Back in the 1980s, for a whole golden decade, it seemed that the sun would never set on the prosperity North Sea exploration brought to the United Kingdom and Norway. Both nations gratefully cashed in on a new gold rush ushered in by the alignment of two factors. First, the price of oil had rocketed since the global political shocks of the Arab-Israeli War of 1973-4 and the Iranian Revolution of 1978-9. Second, while consumers sought an alternative to dealing with the inflated markets of the Middle East, rapid exploration of the North Sea’s continental shelf meant that economically viable oilfields were coming on stream at considerable pace.
With the energy crisis of the 1970s a thing of the past, Time magazine reported that “the world temporarily floats in a glut of oil”. The Institute of Fiscal Studies stated that “the growth of North Sea oil revenues is the most important fiscal development in the British economy in the 1980s”. In fact, during the 1980s, taxation on oil from the North Sea delivered to the UK’s Treasury (when adjusted for inflation) an average of £18bn per annum, or 10 per cent of its entire income. As a direct result of tax revenues and state investment in oil generated from the North Sea, Norway was able to consolidate its economic independence and resist joining the EU.

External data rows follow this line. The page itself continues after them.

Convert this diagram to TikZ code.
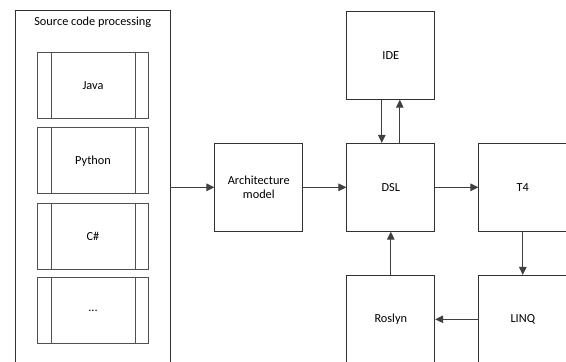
\documentclass[tikz,border=0pt]{standalone}
\usepackage{fontspec}
\setmainfont{Carlito}
\usetikzlibrary{arrows.meta}
\usepackage{xcolor}
\definecolor{linegray}{RGB}{64,64,64}
\definecolor{boxgray}{RGB}{50,50,50}
\definecolor{langgray}{RGB}{80,80,80}

\begin{document}
\begin{tikzpicture}[x=1pt,y=-1pt,-{Triangle[length=8pt,width=7.5pt]},node distance=132pt,line width=1pt,
    font=\fontsize{12.3}{14}\selectfont]
  \tikzstyle{block}=[draw=boxgray,-,line width=0.75pt,minimum width=88pt,minimum height=88pt,align=center,inner sep=0pt]
  \tikzstyle{langbox}=[draw=langgray,-,line width=0.75pt,minimum width=110.6pt,minimum height=66pt,inner sep=0pt,
    path picture={\draw[langgray,-,line width=0.75pt] ([xshift=13.3pt]path picture bounding box.north west) -- ([xshift=13.3pt]path picture bounding box.south west);
                  \draw[langgray,-,line width=0.75pt] ([xshift=-13.3pt]path picture bounding box.north east) -- ([xshift=-13.3pt]path picture bounding box.south east);}]
  \tikzstyle{flow}=[draw=linegray,fill=linegray]

  \useasboundingbox (0,0) rectangle (566,362);

  % source code processing
  \node[draw=boxgray,line width=0.75pt,minimum width=154.5pt,minimum height=353pt,inner sep=0pt] (src) at (92.75,187.3) {};
  \node[anchor=north,inner sep=6pt] (title) at (src.north) {Source code processing};
  \node[langbox] (java)   at (93,85.3)  {Java};
  \node[langbox] (python) at (93,160.8) {Python};
  \node[langbox] (csharp) at (93,236.1) {C\#};
  \node[langbox] (more)   at (93,310.8) {...};

  % tool chain
  \node[block]         (arch) at (258.8,187.3) {Architecture\\model};
  \node[block]         (dsl)  [right of=arch]  {DSL};
  \node[block]         (ide)  [above of=dsl]   {IDE};
  \node[block]         (t4)   [right of=dsl]   {T4};
  \node[block]         (linq) [below of=t4]    {LINQ};
  \node[block]         (roslyn) [below of=dsl] {Roslyn};

  \draw[flow] (src.east) -- (arch.west);
  \draw[flow] (arch) -- (dsl);
  \draw[flow] ([xshift=-9pt]ide.south) -- ([xshift=-9pt]dsl.north);
  \draw[flow] ([xshift=9pt]dsl.north) -- ([xshift=9pt]ide.south);
  \draw[flow] (dsl) -- (t4);
  \draw[flow] (t4) -- (linq);
  \draw[flow] (linq) -- (roslyn);
  \draw[flow] (roslyn) -- (dsl);
\end{tikzpicture}
\end{document}
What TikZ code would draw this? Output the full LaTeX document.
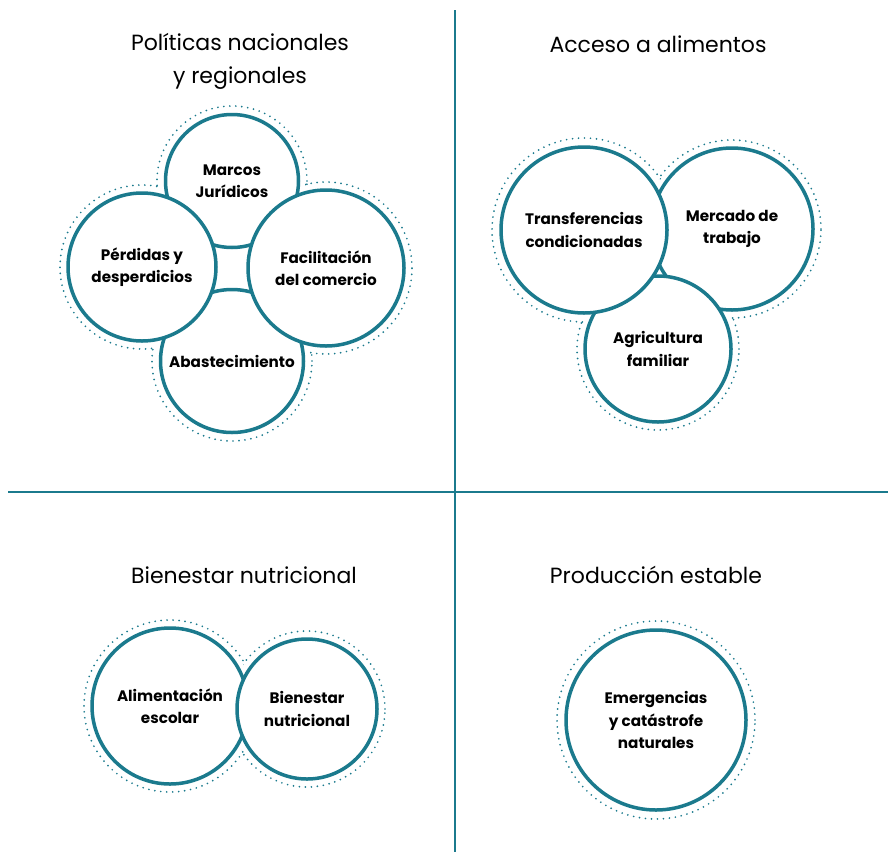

What the two countries did with their surplus revenue has effectively mapped their economic futures for half a century. As the UK’s former Secretary of State for the Environment (and later Defence) Michael Heseltine said recently, Britain under Prime Minister Margaret Thatcher “squandered the windfall” on short-term consumerist policies such as subsidised housing and mortgage tax relief policies. Heseltine says he would have preferred to see the money invested in a ‘sovereign wealth fund’, a state-owned financial instrument for securing long-term benefits for the nation’s citizenry.
This is exactly what Norway did, investing its surplus revenues in the so-called ‘Oil Fund’ which owns 1 per cent of the world’s stocks, is valued at more than US$1tn and, according to The Economist, is the largest fund of its type in existence.
Today, the economic fortunes of the two countries differ vastly: in terms of GDP per capita Norway is currently the second wealthiest country on Earth (after Luxembourg), while the UK comes in 20th, with a GDP per capita of almost exactly half of Norway’s - US$52,291 (£38,961) compared with $102,907 (£76,686) (projected figures for 2022).